**Recorded information:**
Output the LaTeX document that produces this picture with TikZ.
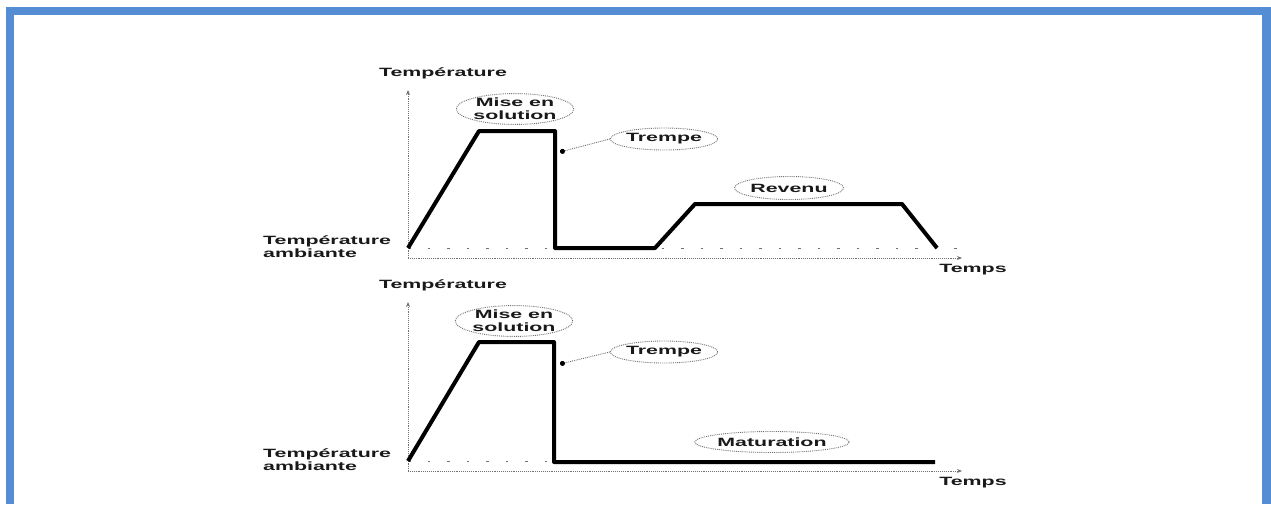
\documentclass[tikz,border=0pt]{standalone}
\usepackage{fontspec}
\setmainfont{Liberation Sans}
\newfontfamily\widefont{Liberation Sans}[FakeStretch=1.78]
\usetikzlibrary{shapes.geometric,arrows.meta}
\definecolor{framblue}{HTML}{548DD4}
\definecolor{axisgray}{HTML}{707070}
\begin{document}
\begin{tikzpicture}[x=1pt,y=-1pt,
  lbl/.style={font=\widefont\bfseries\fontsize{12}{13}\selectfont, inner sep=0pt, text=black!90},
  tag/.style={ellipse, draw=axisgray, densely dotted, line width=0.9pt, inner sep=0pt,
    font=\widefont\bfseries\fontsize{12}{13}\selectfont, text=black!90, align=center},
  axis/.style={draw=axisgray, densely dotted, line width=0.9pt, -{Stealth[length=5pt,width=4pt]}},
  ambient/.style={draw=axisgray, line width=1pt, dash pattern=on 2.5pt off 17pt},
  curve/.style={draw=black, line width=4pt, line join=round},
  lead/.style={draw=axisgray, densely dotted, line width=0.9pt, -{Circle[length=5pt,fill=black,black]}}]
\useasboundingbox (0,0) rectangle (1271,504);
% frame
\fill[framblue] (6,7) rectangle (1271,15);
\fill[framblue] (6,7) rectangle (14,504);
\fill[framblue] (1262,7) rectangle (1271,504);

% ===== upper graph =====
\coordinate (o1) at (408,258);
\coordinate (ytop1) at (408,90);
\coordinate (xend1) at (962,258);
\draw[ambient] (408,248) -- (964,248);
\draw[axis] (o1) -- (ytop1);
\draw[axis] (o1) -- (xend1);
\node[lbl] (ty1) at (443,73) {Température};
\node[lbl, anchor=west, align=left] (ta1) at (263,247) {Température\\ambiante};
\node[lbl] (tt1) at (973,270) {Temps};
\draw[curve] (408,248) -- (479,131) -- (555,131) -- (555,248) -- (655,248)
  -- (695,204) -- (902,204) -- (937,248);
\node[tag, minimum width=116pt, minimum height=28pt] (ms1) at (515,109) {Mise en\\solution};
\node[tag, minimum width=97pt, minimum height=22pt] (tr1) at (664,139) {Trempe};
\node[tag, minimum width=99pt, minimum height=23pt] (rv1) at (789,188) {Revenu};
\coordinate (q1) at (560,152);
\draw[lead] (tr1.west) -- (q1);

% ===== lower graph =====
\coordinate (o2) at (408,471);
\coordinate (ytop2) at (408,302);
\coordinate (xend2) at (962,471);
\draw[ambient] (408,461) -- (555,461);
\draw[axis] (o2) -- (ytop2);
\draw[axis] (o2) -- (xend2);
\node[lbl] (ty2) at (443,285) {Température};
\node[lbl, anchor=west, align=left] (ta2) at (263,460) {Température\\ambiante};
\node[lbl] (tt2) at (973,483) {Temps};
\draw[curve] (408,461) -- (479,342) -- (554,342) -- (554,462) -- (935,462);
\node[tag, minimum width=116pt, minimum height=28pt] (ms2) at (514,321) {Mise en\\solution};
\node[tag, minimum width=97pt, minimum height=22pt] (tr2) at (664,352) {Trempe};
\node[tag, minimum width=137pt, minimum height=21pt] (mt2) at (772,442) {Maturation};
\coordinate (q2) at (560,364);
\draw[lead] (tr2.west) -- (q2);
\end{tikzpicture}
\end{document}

**What needs to be done:** Skip the images and write out the rest of the listing exactly.

**Correct answer:**
Output the LaTeX document that produces this picture with TikZ.
\documentclass[tikz,border=0pt]{standalone}
\usepackage{fontspec}
\setmainfont{Liberation Sans}
\newfontfamily\widefont{Liberation Sans}[FakeStretch=1.78]
\usetikzlibrary{shapes.geometric,arrows.meta}
\definecolor{framblue}{HTML}{548DD4}
\definecolor{axisgray}{HTML}{707070}
\begin{document}
\begin{tikzpicture}[x=1pt,y=-1pt,
  lbl/.style={font=\widefont\bfseries\fontsize{12}{13}\selectfont, inner sep=0pt, text=black!90},
  tag/.style={ellipse, draw=axisgray, densely dotted, line width=0.9pt, inner sep=0pt,
    font=\widefont\bfseries\fontsize{12}{13}\selectfont, text=black!90, align=center},
  axis/.style={draw=axisgray, densely dotted, line width=0.9pt, -{Stealth[length=5pt,width=4pt]}},
  ambient/.style={draw=axisgray, line width=1pt, dash pattern=on 2.5pt off 17pt},
  curve/.style={draw=black, line width=4pt, line join=round},
  lead/.style={draw=axisgray, densely dotted, line width=0.9pt, -{Circle[length=5pt,fill=black,black]}}]
\useasboundingbox (0,0) rectangle (1271,504);
% frame
\fill[framblue] (6,7) rectangle (1271,15);
\fill[framblue] (6,7) rectangle (14,504);
\fill[framblue] (1262,7) rectangle (1271,504);

% ===== upper graph =====
\coordinate (o1) at (408,258);
\coordinate (ytop1) at (408,90);
\coordinate (xend1) at (962,258);
\draw[ambient] (408,248) -- (964,248);
\draw[axis] (o1) -- (ytop1);
\draw[axis] (o1) -- (xend1);
\node[lbl] (ty1) at (443,73) {Température};
\node[lbl, anchor=west, align=left] (ta1) at (263,247) {Température\\ambiante};
\node[lbl] (tt1) at (973,270) {Temps};
\draw[curve] (408,248) -- (479,131) -- (555,131) -- (555,248) -- (655,248)
  -- (695,204) -- (902,204) -- (937,248);
\node[tag, minimum width=116pt, minimum height=28pt] (ms1) at (515,109) {Mise en\\solution};
\node[tag, minimum width=97pt, minimum height=22pt] (tr1) at (664,139) {Trempe};
\node[tag, minimum width=99pt, minimum height=23pt] (rv1) at (789,188) {Revenu};
\coordinate (q1) at (560,152);
\draw[lead] (tr1.west) -- (q1);

% ===== lower graph =====
\coordinate (o2) at (408,471);
\coordinate (ytop2) at (408,302);
\coordinate (xend2) at (962,471);
\draw[ambient] (408,461) -- (555,461);
\draw[axis] (o2) -- (ytop2);
\draw[axis] (o2) -- (xend2);
\node[lbl] (ty2) at (443,285) {Température};
\node[lbl, anchor=west, align=left] (ta2) at (263,460) {Température\\ambiante};
\node[lbl] (tt2) at (973,483) {Temps};
\draw[curve] (408,461) -- (479,342) -- (554,342) -- (554,462) -- (935,462);
\node[tag, minimum width=116pt, minimum height=28pt] (ms2) at (514,321) {Mise en\\solution};
\node[tag, minimum width=97pt, minimum height=22pt] (tr2) at (664,352) {Trempe};
\node[tag, minimum width=137pt, minimum height=21pt] (mt2) at (772,442) {Maturation};
\coordinate (q2) at (560,364);
\draw[lead] (tr2.west) -- (q2);
\end{tikzpicture}
\end{document}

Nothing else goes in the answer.